The expected loss of Jake = $ 0 x 0.60 + $ 15 x 0.40 = $ 0 + $ 6 = $ 6
The expected loss of Mark = $ 0 x 0.20 + $ 7.50 x 0.80 = $ 0 + $ 6 = $ 6
The expected loss of Shannon = $ 0 x 0.75 + $ 30 x 0.25 = $ 0 + $ 7.5 = $ 7.5

The Actuarially Fair Premium (AFP)  is the premium that allows one to exactly break even

a) Therefore the AFP for Jake and Mark individually is $ 6.

b) The AFP for Shannon is $ 7.5

c) If Shannon is added to the risk pool for insurance the total expected loss will be = $ 6 + $ 6 + $ 7.5 = $ 19.5
The average expected loss will be = $ 19.5 / 3 = $ 6.5

d) If the insurer charges all of them $ 7
For Jake the expected loss (AFP) is only $ 6 and he is paying $ 7 to the insurer therefore he is loosing $ 1 which is not a good deal for Jake.

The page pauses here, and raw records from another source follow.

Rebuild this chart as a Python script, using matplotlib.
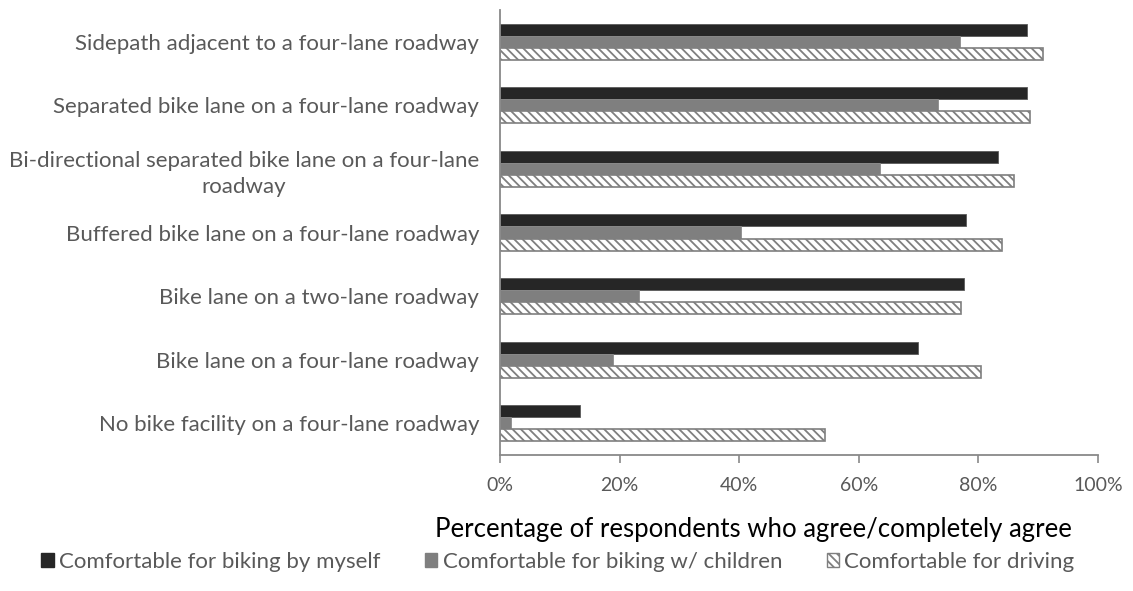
import matplotlib
matplotlib.use("Agg")
import matplotlib.pyplot as plt
import matplotlib.patches as mpatches
import numpy as np

# ── Data ─────────────────────────────────────────────────────
categories = [
    "Sidepath adjacent to a four-lane roadway",
    "Separated bike lane on a four-lane roadway",
    "Bi-directional separated bike lane on a four-lane\nroadway",
    "Buffered bike lane on a four-lane roadway",
    "Bike lane on a two-lane roadway",
    "Bike lane on a four-lane roadway",
    "No bike facility on a four-lane roadway",
]
biking_alone    = [0.881, 0.881, 0.833, 0.779, 0.776, 0.699, 0.133]
biking_children = [0.770, 0.733, 0.636, 0.403, 0.232, 0.189, 0.018]
driving         = [0.908, 0.887, 0.859, 0.840, 0.771, 0.805, 0.543]

series_labels = [
    "Comfortable for biking by myself",
    "Comfortable for biking w/ children",
    "Comfortable for driving",
]
x_ticks = [0, 0.2, 0.4, 0.6, 0.8, 1.0]
x_tick_labels = ["0%", "20%", "40%", "60%", "80%", "100%"]
x_title = "Percentage of respondents who agree/completely agree"

# ── Style ────────────────────────────────────────────────────
BLACK  = "#262626"
GREY   = "#7f7f7f"
INK    = "#595959"
AXIS   = "#898989"
FONT   = ["Lato", "DejaVu Sans"]

plt.rcParams["font.family"] = FONT
plt.rcParams["hatch.color"] = INK
plt.rcParams["hatch.linewidth"] = 1.3

fig = plt.figure(figsize=(11.33, 5.91), dpi=100, facecolor="white")
ax = fig.add_axes([500 / 1133, 1 - 455 / 591, 598 / 1133, 445 / 591])

y = np.arange(len(categories))
h = 0.19

ax.barh(y - h, biking_alone, height=h, color=BLACK,
        edgecolor="#5a5a5a", linewidth=0.6)
ax.barh(y, biking_children, height=h, color=GREY,
        edgecolor="#8c8c8c", linewidth=0.6)
ax.barh(y + h, driving, height=h, color="white",
        edgecolor=GREY, linewidth=1.2, hatch="\\\\\\\\")

ax.set_xlim(0, 1)
ax.set_ylim(len(categories) - 0.5, -0.5)

ax.set_yticks(y)
ax.set_yticklabels(categories, fontsize=16, color=INK,
                   multialignment="center", linespacing=1.4)
ax.tick_params(axis="y", length=0, pad=15)

ax.set_xticks(x_ticks)
ax.set_xticklabels(x_tick_labels, fontsize=14, color=INK)
ax.tick_params(axis="x", length=6, width=1.2, color=AXIS, pad=10,
               direction="out")

for side in ["top", "right"]:
    ax.spines[side].set_visible(False)
for side in ["left", "bottom"]:
    ax.spines[side].set_color(AXIS)
    ax.spines[side].set_linewidth(1.3)

fig.text(753 / 1133, 1 - 530 / 591, x_title, fontsize=18.5,
         color="black", ha="center", va="center")

handles = [
    mpatches.Patch(facecolor=BLACK, edgecolor=BLACK),
    mpatches.Patch(facecolor=GREY, edgecolor=GREY),
    mpatches.Patch(facecolor="white", edgecolor=GREY, hatch="\\\\\\\\"),
]
fig.legend(handles, series_labels, loc="center",
           bbox_to_anchor=(558 / 1133, 1 - 562 / 591), ncol=3,
           frameon=False, fontsize=16, labelcolor=INK,
           handlelength=0.55, handleheight=0.55, handletextpad=0.25,
           columnspacing=2.0)

fig.savefig("out.png", dpi=100, facecolor="white")
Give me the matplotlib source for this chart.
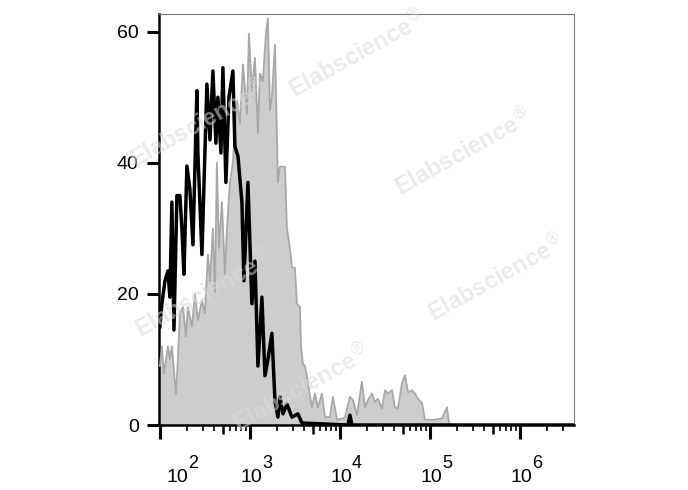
import numpy as np
import matplotlib.pyplot as plt
from matplotlib import transforms

plt.rcParams['font.family'] = ['Liberation Sans', 'DejaVu Sans']

# log10 of fluorescence intensity, and cell counts
gray_logx = [2.000, 2.022, 2.044, 2.089, 2.111, 2.133, 2.178, 2.200, 2.222, 2.256,
             2.289, 2.311, 2.356, 2.389, 2.422, 2.467, 2.500, 2.533, 2.556, 2.589,
             2.611, 2.633, 2.656, 2.689, 2.722, 2.744, 2.778, 2.811, 2.856, 2.889,
             2.922, 2.967, 2.989, 3.022, 3.056, 3.089, 3.111, 3.144, 3.178, 3.200,
             3.222, 3.244, 3.278, 3.311, 3.333, 3.389, 3.411, 3.444, 3.467, 3.500,
             3.522, 3.556, 3.567, 3.589, 3.611, 3.633, 3.656, 3.689, 3.722, 3.756,
             3.800, 3.833, 3.889, 3.922, 3.967, 4.033, 4.056, 4.111, 4.144, 4.189,
             4.244, 4.278, 4.311, 4.356, 4.389, 4.422, 4.467, 4.500, 4.533, 4.578,
             4.611, 4.644, 4.689, 4.722, 4.756, 4.800, 4.833, 4.867, 4.911, 4.944,
             5.033, 5.133, 5.189, 5.211, 5.244, 6.600]
gray_count = [9, 12, 7.8, 12, 10, 12, 4.7, 10, 17, 18,
              13.5, 18, 15, 20, 16, 19, 17, 26, 22, 30,
              20, 40, 27, 34, 23, 29.6, 37, 40, 49.5, 46,
              55, 47.5, 59.7, 51, 56, 44.5, 53.6, 52.5, 59.7, 62,
              48, 50, 58, 37, 39.4, 39.4, 30, 27, 24, 24,
              18.5, 18, 12, 9.3, 9, 7.5, 5.3, 2.7, 4.8, 2.7,
              4.8, 1.2, 1.2, 4.3, 0.8, 1.0, 1.2, 4.3, 3.8, 1.5,
              6.6, 2.7, 3.8, 4.8, 3.5, 4.0, 2.5, 5.3, 4.8, 5.3,
              2.7, 2.5, 6.4, 7.6, 5.0, 5.3, 4.8, 4.0, 3.4, 0.8,
              0.8, 1.0, 2.7, 0.3, 0, 0]

black_logx = [2.000, 2.022, 2.056, 2.089, 2.111, 2.133, 2.156, 2.189, 2.222, 2.244,
              2.267, 2.300, 2.333, 2.367, 2.411, 2.422, 2.467, 2.522, 2.556, 2.589,
              2.622, 2.644, 2.678, 2.700, 2.733, 2.767, 2.811, 2.833, 2.867, 2.911,
              2.933, 2.978, 3.022, 3.056, 3.089, 3.133, 3.167, 3.200, 3.244, 3.278,
              3.311, 3.333, 3.367, 3.411, 3.467, 3.533, 3.578, 4.089, 4.111, 4.133,
              6.600]
black_count = [15, 18.5, 22, 23.5, 19.5, 34, 14.5, 35, 35, 30,
               23, 39.5, 36, 27.5, 51, 41.5, 26, 52, 43.5, 54,
               43, 50, 41.5, 54.5, 37, 50, 54, 42.5, 41, 34,
               22, 37, 18.5, 25, 9, 19.5, 7.5, 10, 14, 3.7,
               1.2, 4.3, 1.7, 3.2, 1.2, 1.7, 0.3, 0, 1.5, 0,
               0]

decades = [2, 3, 4, 5, 6]
y_major = [0, 20, 40, 60]

gx = 10 ** np.array(gray_logx)
bx = 10 ** np.array(black_logx)
x_lo, x_hi = 10 ** 1.99, 10 ** 6.6

fig = plt.figure(figsize=(6.88, 4.90), dpi=100)
ax = fig.add_axes([159 / 688, 65 / 490, 415 / 688, 411 / 490])

ax.fill_between(gx, 0, gray_count, color='#cdcdcd', lw=0, zorder=2)
ax.plot(gx, gray_count, color='#a8a8a8', lw=1.3, zorder=3)

# watermarks
wm = [(358, 54), (464, 152), (497, 278), (199, 124), (204, 294), (302, 388)]
for px, py in wm:
    fig.text(px / 688, 1 - py / 490, 'Elabscience$^{\u00ae}$', rotation=29,
             ha='center', va='center', fontsize=17, fontweight='bold',
             color='#dadada', alpha=0.55, zorder=4)

ax.plot(bx, black_count, color='black', lw=2.5, zorder=5)

ax.set_xscale('log')
ax.set_xticks([10.0 ** d for d in decades])
ax.set_xticklabels([])
minors = [m * 10.0 ** d for d in [2, 3, 4, 5, 6] for m in [2, 3, 4, 6, 7, 8, 9]]
minors = [v for v in minors if v < x_hi]
ax.set_xticks(minors, minor=True)
ax.set_xlim(x_lo, x_hi)
ax.tick_params(axis='x', which='major', length=10, width=2.2, direction='out')
ax.tick_params(axis='x', which='minor', length=4, width=1.2, direction='out')

ax.set_yticks(y_major)
ax.set_yticks(np.arange(0, 61, 5), minor=True)
ax.set_ylim(0, 62.7)
ax.tick_params(axis='y', which='major', length=8.6, width=2.2, labelsize=14, pad=6)
ax.tick_params(axis='y', which='minor', length=4.3, width=1.1)

for s in ['left', 'bottom']:
    ax.spines[s].set_linewidth(1.8)
    ax.spines[s].set_color('black')
for s in ['top', 'right']:
    ax.spines[s].set_linewidth(0.8)
    ax.spines[s].set_color('#777777')

# 5x ticks, a bit longer than the other minors
ax2 = ax.twiny()
ax2.set_xscale('log')
ax2.xaxis.set_ticks_position('bottom')
ax2.set_xticks([5 * 10.0 ** d for d in [2, 3, 4, 5]])
ax2.set_xticklabels([])
ax2.minorticks_off()
ax2.set_xlim(x_lo, x_hi)
ax2.tick_params(axis='x', which='major', length=6.5, width=1.8, direction='out')
for s in ax2.spines.values():
    s.set_visible(False)

# decade labels, drawn as text like the cytometer software does
for d in decades:
    dx = 7 if d == 2 else -9
    t1 = transforms.offset_copy(ax.get_xaxis_transform(), fig, x=dx, y=-57, units='dots')
    t2 = transforms.offset_copy(ax.get_xaxis_transform(), fig, x=dx + 21, y=-43, units='dots')
    ax.text(10.0 ** d, 0, '10', transform=t1, ha='left', va='baseline', fontsize=14)
    ax.text(10.0 ** d, 0, str(d), transform=t2, ha='left', va='baseline', fontsize=13)

fig.savefig('out.png', dpi=100)
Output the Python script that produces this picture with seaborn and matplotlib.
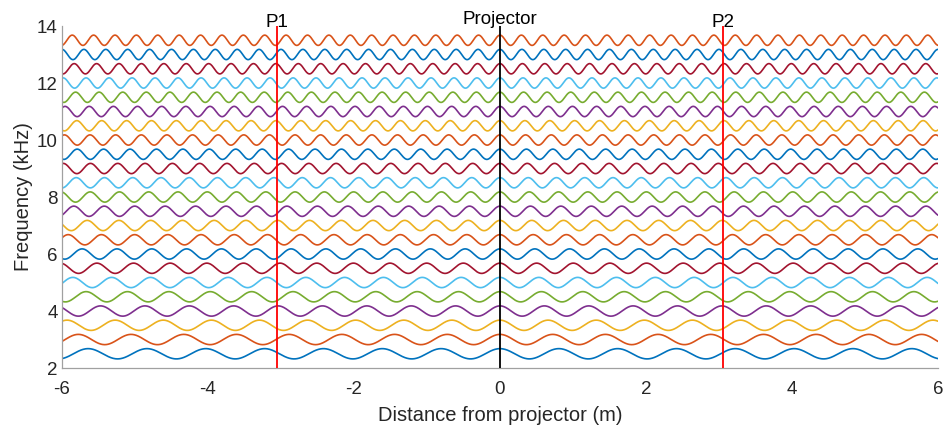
import numpy as np
import pandas as pd
import matplotlib
matplotlib.use("Agg")
import matplotlib.pyplot as plt
import seaborn as sns

# ---- data ----
frequencies_khz = [2.5, 3.0, 3.5, 4.0, 4.5, 5.0, 5.5, 6.0, 6.5, 7.0, 7.5, 8.0,
                   8.5, 9.0, 9.5, 10.0, 10.5, 11.0, 11.5, 12.0, 12.5, 13.0, 13.5]
# apparent spatial period (m) of each trace
wavelengths_m = [0.806, 0.722, 0.659, 0.608, 0.567, 0.532, 0.502, 0.477, 0.455,
                 0.435, 0.417, 0.401, 0.387, 0.374, 0.362, 0.351, 0.341, 0.331,
                 0.323, 0.315, 0.307, 0.300, 0.293]
amplitude_khz = 0.18
marker_positions = [-3.05, 0.0, 3.05]
marker_labels = ["P1", "Projector", "P2"]
marker_colors = ["#FF0000", "#000000", "#FF0000"]
x_ticks = [-6, -4, -2, 0, 2, 4, 6]
y_ticks = [2, 4, 6, 8, 10, 12, 14]

matlab_colors = ["#0072BD", "#D95319", "#EDB120", "#7E2F8E",
                 "#77AC30", "#4DBEEE", "#A2142F"]

sns.set_theme(style="white")
plt.rcParams["font.family"] = ["Liberation Sans", "DejaVu Sans"]
plt.rcParams["axes.unicode_minus"] = False

x = np.linspace(-6, 6, 2401)
rows = []
for f, lam in zip(frequencies_khz, wavelengths_m):
    rows.append(pd.DataFrame({
        "distance": x,
        "value": f + amplitude_khz * np.cos(2 * np.pi * x / lam),
        "freq": f,
    }))
df = pd.concat(rows, ignore_index=True)
palette = {f: matlab_colors[i % 7] for i, f in enumerate(frequencies_khz)}

fig = plt.figure(figsize=(9.51, 4.32), dpi=100)
ax = fig.add_axes([0.0652, 0.1481, 0.9211, 0.7917])

sns.lineplot(data=df, x="distance", y="value", hue="freq", palette=palette,
             estimator=None, sort=False, linewidth=1.2, legend=False, ax=ax)

for pos, lab, col in zip(marker_positions, marker_labels, marker_colors):
    ax.plot([pos, pos], [2, 14], color=col, linewidth=1.3, zorder=5)
    ypos = 14.07 if lab == "Projector" else 13.96
    ax.text(pos, ypos, lab, ha="center", va="baseline", fontsize=13.5,
            color="#000000", clip_on=False)

ax.set_xlim(-6, 6)
ax.set_ylim(2, 14)
ax.set_xticks(x_ticks)
ax.set_yticks(y_ticks)
ax.tick_params(direction="in", length=4, width=0.8, colors="#808080",
               labelcolor="#262626", labelsize=13.5)
ax.tick_params(axis="x", pad=9)
ax.tick_params(axis="y", pad=3)
for side in ["top", "right"]:
    ax.spines[side].set_visible(False)
for side in ["left", "bottom"]:
    ax.spines[side].set_color("#a0a0a0")
    ax.spines[side].set_linewidth(0.9)
ax.set_xlabel("Distance from projector (m)", fontsize=14.5, color="#262626", labelpad=6)
ax.set_ylabel("Frequency (kHz)", fontsize=14.5, color="#262626", labelpad=3)

fig.savefig("out.png", dpi=100)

Similarly for Mark also the expected loss (AFP) is $ 6 and is paying $ 7 and loosing $ 1 which is not a good deal.

In case of Shannon he is expected loss (AFP)   $ 7.5 and he is paying $ 7 to the insurer, and is is gaining the difference $ 0.5 and the insurer is loosing $ 0.5. Therefore it's a good deal for Shannon.